You see, preaching at a prison about "personal accountability" is great if it were not offset by blaming the system at every other turn.

Jesse is FAIRLY put into the category of poverty pimp. His actions and his rhetoric do little towards solving Poverty in the black community, race relations, etc.

I actually think I'm being easy on Jackson as there are easily more examples of actions to justify my criticism of him as being more harmful towards solving problems than examples of him actually solving anything.

And again, HE is the self-proclaimed black leader. He SHOULD be solving issues, but is not.

August 20, 2006  
Blogger Rahelio said...

Jackson does not call himself a "black leader." There is a difference between blaming the system and pointing out systematic inequities. Unless you're willing to say we have achieved equality of power - racially speaking - in the United States, your argument is little more than a retread of right-wing rhetoric.

Solving problems? There are black businesses that owe their existence to Jackson. There are students in college at this moment who owe their tuition to Jackson. There are anti-gang programs and school support programs due to Jackson. Jackson has spoken out against rap, against violence, against family breakup, against crime.

It would be impossible for you to go "easy" on Jackson because he has outperformed you for a lifetime. He is a national organizer and community resource. You're some guy in Minnesota with a blog and an underdeveloped opinion.

There is no comparison.

Watch a little more FOX news and get back to me. I'll do you one better - I'll watch it for you and tell you what they said you think.

August 20, 2006  
Blogger Tony said...

Let's get a few things correct...I do not watch FoxNews. In fact, I watch NONE of the television news agencies as they are nothing more than McNews...snippets that tell nothing.

Jackson assumes the role of "black leader" and does not correct people for calling him such.

Simply for having "black businesses" does not mean (a) success in averting poverty, (b) moving towards equal opportunity, (c) strides have been made towards a color blind society. The very fact that you point out that "black businesses that owe their existence to Jackson" demonstrates he is not moving society closer to color blindness.

It is not impossible for me to go easy on Jackson. All he needs to do is stop pimping poverty. Start embracing what Bill Cosby has been saying lately instead of trying to counteract it. (I am remembering watching Cosby and Jackson on stage and Cosby yelled at Jackson, 'don't you get up here and undo everything I'm saying this time.')

Once again you try to make the fallacious effort to put me in the same category as Jackson in an attempt at diminishing the actual damage I specifically mention Jackson is doing.

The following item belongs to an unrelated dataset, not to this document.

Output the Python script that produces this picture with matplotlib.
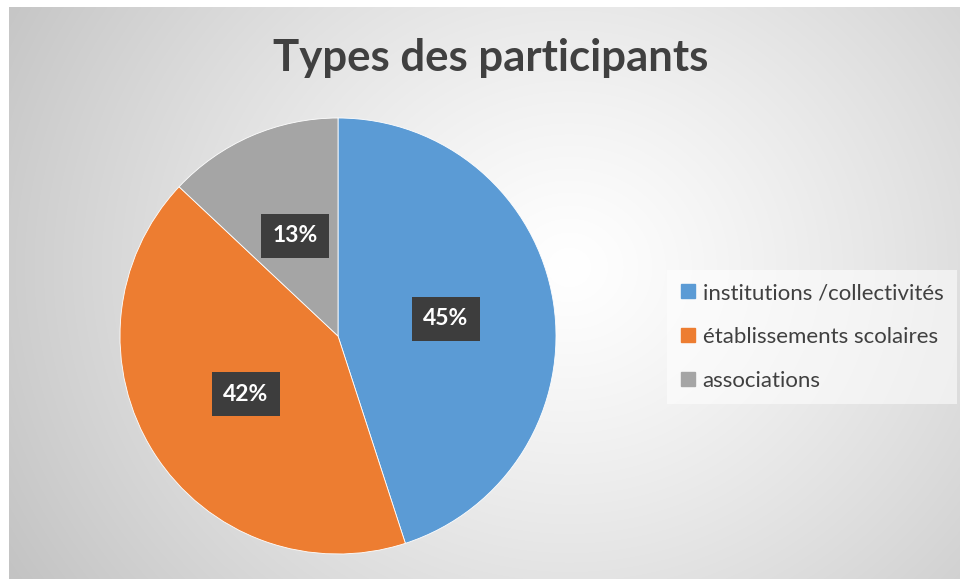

I also noticed that while claiming I have an "underdeveloped opinion" you have yet to address any of the specific items I mentioned. Worse, you have been unable/unwilling to address the ideas. Quite telling about you, actually.

Yes, he is a community resource. The issue is that he is not helping his community...and while I have answered your claim that he is teaching "personal responsibility" you have failed to directly address my points.

Go "easy"? Why? I believe he should be doing things to bring this nation together and he is NOT doing that. He should be pressing for a color blind society and instead seeks to continue dividing the nation on racial lines. In doing that (and so much more) he is doing more harm to the people who mistakenly believe he is going to help them.

Why does he do this? To maintain his power. Nothing more, nothing less.